How Can We Bridge the Material and the Spiritual?

 

Bridging the Material and the Spiritual: A Call to Higher Vision

In the ever-shifting dance of matter and mind, the soul often forgets its true seat. Matter, by itself, is inert — a passing configuration of elements. The mind gives it motion, names, and attachments. But it is spirit, the eternal Self, that breathes meaning into the otherwise meaningless; it is spirit that makes matter sacred. Without this connection, all things, however vibrant, dissolve into dust.
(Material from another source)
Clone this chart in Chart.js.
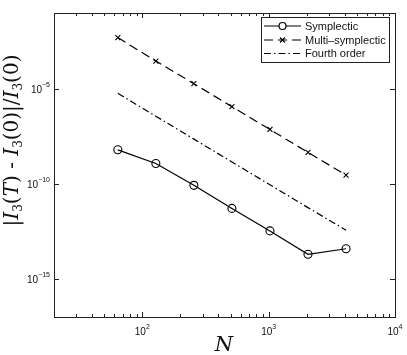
<!DOCTYPE html>
<html>
<head>
<meta charset="utf-8">
<script src="https://cdn.jsdelivr.net/npm/chart.js@4/dist/chart.umd.min.js"></script>
<style>
html,body{margin:0;padding:0;background:#fff;}
#wrap{width:407px;height:355px;position:relative;}
</style>
</head>
<body>
<div id="wrap"><canvas id="c" width="407" height="355"></canvas></div>
<script>
const N = [64, 128, 256, 512, 1024, 2048, 4096];
const symplectic = [6.3e-9, 1.2e-9, 8.5e-11, 5.2e-12, 3.4e-13, 2.0e-14, 3.9e-14];
const multiSymplectic = [5.1e-3, 2.95e-4, 1.9e-5, 1.17e-6, 7.4e-8, 4.6e-9, 2.95e-10];
const fourthOrder = [5.9e-6, 3.7e-7, 2.3e-8, 1.45e-9, 9.1e-11, 5.7e-12, 3.7e-13];
const seriesLabels = ['Symplectic', 'Multi\u2013symplectic', 'Fourth order'];
const xTickExps = [2, 3, 4];
const yTickExps = [-5, -10, -15];

const pts = arr => N.map((n, i) => ({x: n, y: arr[i]}));

const decor = {
  id: 'decor',
  afterDraw(chart) {
    const ctx = chart.ctx, a = chart.chartArea;
    const xs = chart.scales.x, ys = chart.scales.y;
    ctx.save();
    ctx.strokeStyle = '#222';
    ctx.lineWidth = 1;
    ctx.strokeRect(Math.round(a.left) + 0.5, Math.round(a.top) + 0.5,
                   Math.round(a.right - a.left), Math.round(a.bottom - a.top));
    ctx.beginPath();
    for (let d = 1; d <= 3; d++) {
      for (let k = 1; k <= 9; k++) {
        const v = k * Math.pow(10, d);
        if (v < xs.min || v > xs.max) continue;
        const px = Math.round(xs.getPixelForValue(v)) + 0.5;
        const len = k === 1 ? 5 : 3;
        ctx.moveTo(px, a.bottom); ctx.lineTo(px, a.bottom - len);
        ctx.moveTo(px, a.top); ctx.lineTo(px, a.top + len);
      }
    }
    yTickExps.forEach(e => {
      const py = Math.round(ys.getPixelForValue(Math.pow(10, e))) + 0.5;
      ctx.moveTo(a.left, py); ctx.lineTo(a.left + 5, py);
      ctx.moveTo(a.right, py); ctx.lineTo(a.right - 5, py);
    });
    ctx.stroke();

    ctx.fillStyle = '#111';
    const big = '10px "Liberation Sans", Arial, sans-serif';
    const small = '7px "Liberation Sans", Arial, sans-serif';
    xTickExps.forEach(e => {
      const px = xs.getPixelForValue(Math.pow(10, e));
      ctx.font = big; const w1 = ctx.measureText('10').width;
      ctx.font = small; const es = String(e); const w2 = ctx.measureText(es).width;
      const x0 = px - (w1 + w2) / 2;
      ctx.textBaseline = 'alphabetic'; ctx.textAlign = 'left';
      ctx.font = big; ctx.fillText('10', x0, a.bottom + 18);
      ctx.font = small; ctx.fillText(es, x0 + w1, a.bottom + 12);
    });
    yTickExps.forEach(e => {
      const py = ys.getPixelForValue(Math.pow(10, e));
      const es = '\u2212' + String(-e);
      ctx.font = small; const w2 = ctx.measureText(es).width;
      ctx.font = big; const w1 = ctx.measureText('10').width;
      const xr = a.left - 4;
      ctx.textAlign = 'left'; ctx.textBaseline = 'alphabetic';
      ctx.font = big; ctx.fillText('10', xr - w1 - w2, py + 4);
      ctx.font = small; ctx.fillText(es, xr - w2, py - 2);
    });

    const serif = '"DejaVu Serif", "Liberation Serif", serif';
    ctx.font = 'italic 21px ' + serif;
    ctx.textAlign = 'center'; ctx.textBaseline = 'alphabetic';
    ctx.fillText('N', 224, 351);

    const segs = [
      ['|', '', 20, 0], ['I', 'italic ', 20, 0], ['3', '', 12, 4], ['(', '', 20, 0], ['T', 'italic ', 20, 0], [')', '', 20, 0],
      [' - ', '', 20, 0], ['I', 'italic ', 20, 0], ['3', '', 12, 4], ['(0)|/', '', 20, 0],
      ['I', 'italic ', 20, 0], ['3', '', 12, 4], ['(0)', '', 20, 0]
    ];
    let total = 0;
    segs.forEach(s => { ctx.font = s[1] + s[2] + 'px ' + serif; total += ctx.measureText(s[0]).width; });
    ctx.translate(18, 140.5);
    ctx.rotate(-Math.PI / 2);
    let cx = -total / 2;
    ctx.textAlign = 'left';
    segs.forEach(s => {
      ctx.font = s[1] + s[2] + 'px ' + serif;
      ctx.fillText(s[0], cx, s[3]);
      cx += ctx.measureText(s[0]).width;
    });
    ctx.restore();

    ctx.save();
    const lx = 261, ly = 17, lw = 128, lh = 45;
    ctx.fillStyle = '#fff';
    ctx.fillRect(lx, ly, lw, lh);
    ctx.strokeStyle = '#222'; ctx.lineWidth = 1;
    ctx.strokeRect(lx + 0.5, ly + 0.5, lw, lh);
    const rows = [26, 40, 53.5];
    chart.data.datasets.forEach((ds, i) => {
      const y = rows[i];
      ctx.strokeStyle = '#000'; ctx.lineWidth = 1.2;
      ctx.setLineDash(ds.borderDash || []);
      ctx.beginPath(); ctx.moveTo(264, y); ctx.lineTo(301, y); ctx.stroke();
      ctx.setLineDash([]);
      if (ds.pointStyle === 'circle' && ds.pointRadius > 0) {
        ctx.fillStyle = '#fff';
        ctx.beginPath(); ctx.arc(282.5, y, 3.5, 0, Math.PI * 2); ctx.fill(); ctx.stroke();
      } else if (ds.pointStyle === 'crossRot' && ds.pointRadius > 0) {
        const r = 2.5;
        ctx.beginPath();
        ctx.moveTo(282.5 - r, y - r); ctx.lineTo(282.5 + r, y + r);
        ctx.moveTo(282.5 - r, y + r); ctx.lineTo(282.5 + r, y - r);
        ctx.stroke();
      }
      ctx.fillStyle = '#111';
      ctx.font = '11px "Liberation Sans", Arial, sans-serif';
      ctx.textAlign = 'left'; ctx.textBaseline = 'middle';
      ctx.fillText(ds.label, 305, y + 0.5);
    });
    ctx.restore();
  }
};

new Chart(document.getElementById('c'), {
  type: 'line',
  data: {
    datasets: [
      {label: seriesLabels[0], data: pts(symplectic), borderColor: '#000', borderWidth: 1.2,
       pointStyle: 'circle', pointRadius: 4, pointBorderWidth: 1.1, pointBackgroundColor: 'rgba(255,255,255,0)', pointBorderColor: '#000'},
      {label: seriesLabels[1], data: pts(multiSymplectic), borderColor: '#000', borderWidth: 1.2, borderDash: [9, 5],
       pointStyle: 'crossRot', pointRadius: 3.5, pointBorderWidth: 1.1, pointBorderColor: '#000'},
      {label: seriesLabels[2], data: pts(fourthOrder), borderColor: '#000', borderWidth: 1.2, borderDash: [7, 3, 1.5, 3],
       pointStyle: 'circle', pointRadius: 0}
    ]
  },
  options: {
    responsive: false,
    animation: false,
    layout: {padding: {left: 54, right: 12, top: 13, bottom: 38}},
    plugins: {legend: {display: false}, tooltip: {enabled: false}},
    scales: {
      x: {type: 'logarithmic', min: 20, max: 10000, display: false},
      y: {type: 'logarithmic', min: 1e-17, max: 1e-1, display: false}
    }
  },
  plugins: [decor]
});
</script>
</body>
</html>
We spend lifetimes nurturing relationships, careers, roles, and identities — all intricate projections of the mind. Yet beneath these beautifully crafted illusions lies a sobering truth: none of it endures. “For the unreal there is no existence, and for the real there is no non-existence,” says Krishna in the Bhagavad Gita (2.16). To spend one’s entire āyuṣya — this limited breath of life — on what is not eternal, is the greatest sorrow in disguise.

The solution is not withdrawal, but integration. We are not to reject the material world, but to infuse it with spiritual vision. Bring the spirit to every material action. Cook, speak, walk, love — all for the Supreme, all as offerings to the Divine. When we act in this way, the very dust of the earth begins to shine with transcendental purpose.
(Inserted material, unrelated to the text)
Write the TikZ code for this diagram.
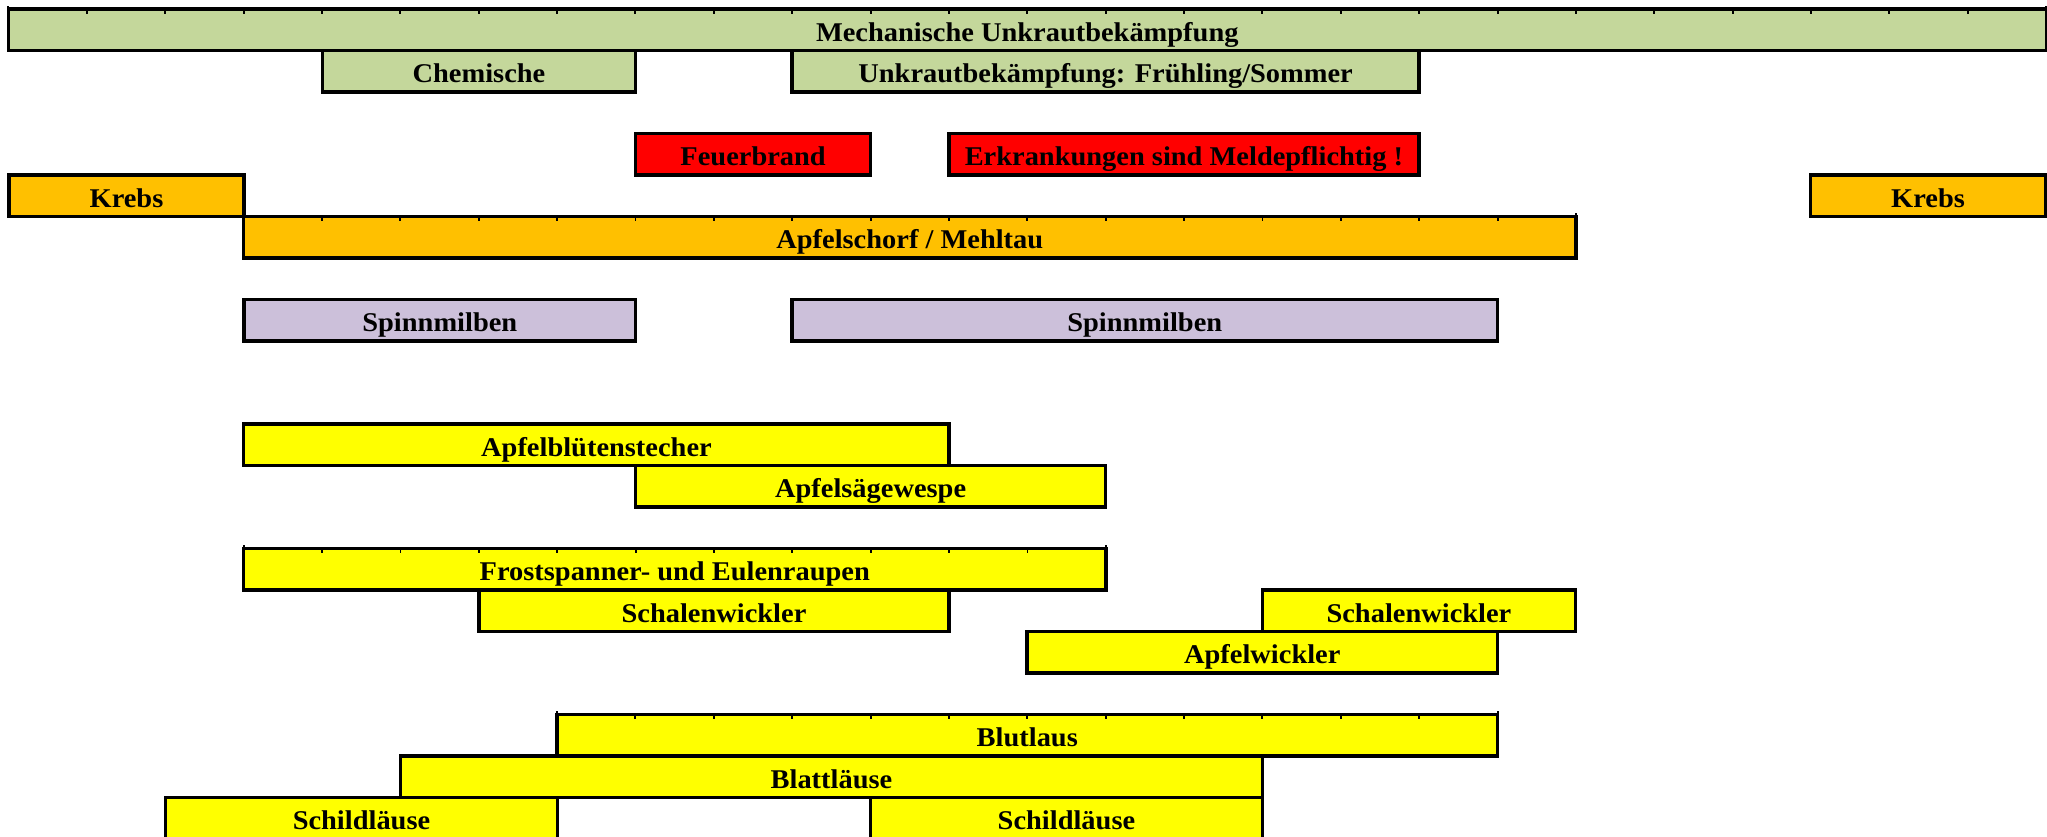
\documentclass[tikz,border=0pt]{standalone}
\usepackage{fontspec}
\setmainfont{Liberation Serif}[FakeStretch=1.05]
\definecolor{cgreen}{HTML}{C4D79B}
\definecolor{corange}{HTML}{FFC000}
\definecolor{cred}{HTML}{FF0000}
\definecolor{clav}{HTML}{CCC0DA}
\definecolor{cyellow}{HTML}{FFFF00}
\tikzset{
  bar/.style={draw=black, line width=0.95pt, rectangle, outer sep=0pt, inner sep=0pt,
    minimum height=0.415cm, text height=6.5pt, text depth=0pt,
    font=\fontsize{7.7pt}{9pt}\selectfont\bfseries, text=black},
  greenbar/.style={bar, fill=cgreen},
  orangebar/.style={bar, fill=corange},
  redbar/.style={bar, fill=cred},
  lavbar/.style={bar, fill=clav},
  yellowbar/.style={bar, fill=cyellow},
  tick/.style={draw=black, line width=0.55pt}
}
\newcommand\timebar[6]{%
  \node[#5, minimum width={(#3-#2)*0.7833cm}] (#1) at ({9+(#2+#3)*39.165},{29.75+#4*41.5}) {#6};}
\newcommand\barticks[2]{%
  \foreach \k in {1,...,#2} \draw[tick] ([xshift=\k*0.7833cm]#1.north west) -- ++(0,5);
  \draw[tick] (#1.north west) -- ++(0,-3);
  \draw[tick] (#1.north east) -- ++(0,-3);}
\begin{document}
\begin{tikzpicture}[x=0.01cm, y=-0.01cm]
\useasboundingbox (0,0) rectangle (2047,837);
\clip (0,0) rectangle (2047,837);
\timebar{mech}{0}{26}{0}{greenbar}{Mechanische Unkrautbekämpfung}
\timebar{chem}{4}{8}{1}{greenbar}{Chemische}
\timebar{unkr}{10}{18}{1}{greenbar}{Unkrautbekämpfung: Frühling/Sommer}
\timebar{feuer}{8}{11}{3}{redbar}{Feuerbrand}
\timebar{erkr}{12}{18}{3}{redbar}{Erkrankungen sind Meldepflichtig !}
\timebar{krebsa}{0}{3}{4}{orangebar}{Krebs}
\timebar{krebsb}{23}{26}{4}{orangebar}{Krebs}
\timebar{schorf}{3}{20}{5}{orangebar}{Apfelschorf / Mehltau}
\timebar{spinna}{3}{8}{7}{lavbar}{Spinnmilben}
\timebar{spinnb}{10}{19}{7}{lavbar}{Spinnmilben}
\timebar{bluet}{3}{12}{10}{yellowbar}{Apfelblütenstecher}
\timebar{saege}{8}{14}{11}{yellowbar}{Apfelsägewespe}
\timebar{frost}{3}{14}{13}{yellowbar}{Frostspanner- und Eulenraupen}
\timebar{schala}{6}{12}{14}{yellowbar}{Schalenwickler}
\timebar{schalb}{16}{20}{14}{yellowbar}{Schalenwickler}
\timebar{apfelw}{13}{19}{15}{yellowbar}{Apfelwickler}
\timebar{blut}{7}{19}{17}{yellowbar}{Blutlaus}
\timebar{blatt}{5}{16}{18}{yellowbar}{Blattläuse}
\timebar{schilda}{2}{7}{19}{yellowbar}{Schildläuse}
\timebar{schildb}{11}{16}{19}{yellowbar}{Schildläuse}
\barticks{mech}{25}
\barticks{schorf}{16}
\barticks{frost}{10}
\barticks{blut}{11}
\end{tikzpicture}
\end{document}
Krishna declares, “Whatever you do, whatever you eat, whatever you offer or give away, do that as an offering to Me.” (Gita 9.27) In that spirit, every act becomes worship. The material plane, when seen through the lens of spiritual consciousness, becomes not a trap — but a temple.

Let us never look at the world in isolation, through the lens of ego or desire. For the moment we disconnect the material from the spiritual, we fall prey to Māyā — illusion. The Gita warns, “This divine illusion of Mine, made of the three modes, is hard to overcome. Only those who surrender unto Me can cross beyond it.” (Gita 7.14)

To perceive only the surface of life is to be swept away by the whirlpools of confusion, ever-drifting in the current of impermanence. But to live grounded in the Self is to stand on solid ground amid the storm.

So let us train our vision. See the hand of the Divine in all things. Act not from compulsion, but from offering. Speak not from ego, but from soul. Connect the visible to the invisible, the transient to the timeless. And in that linking, find peace — for that is the way of freedom.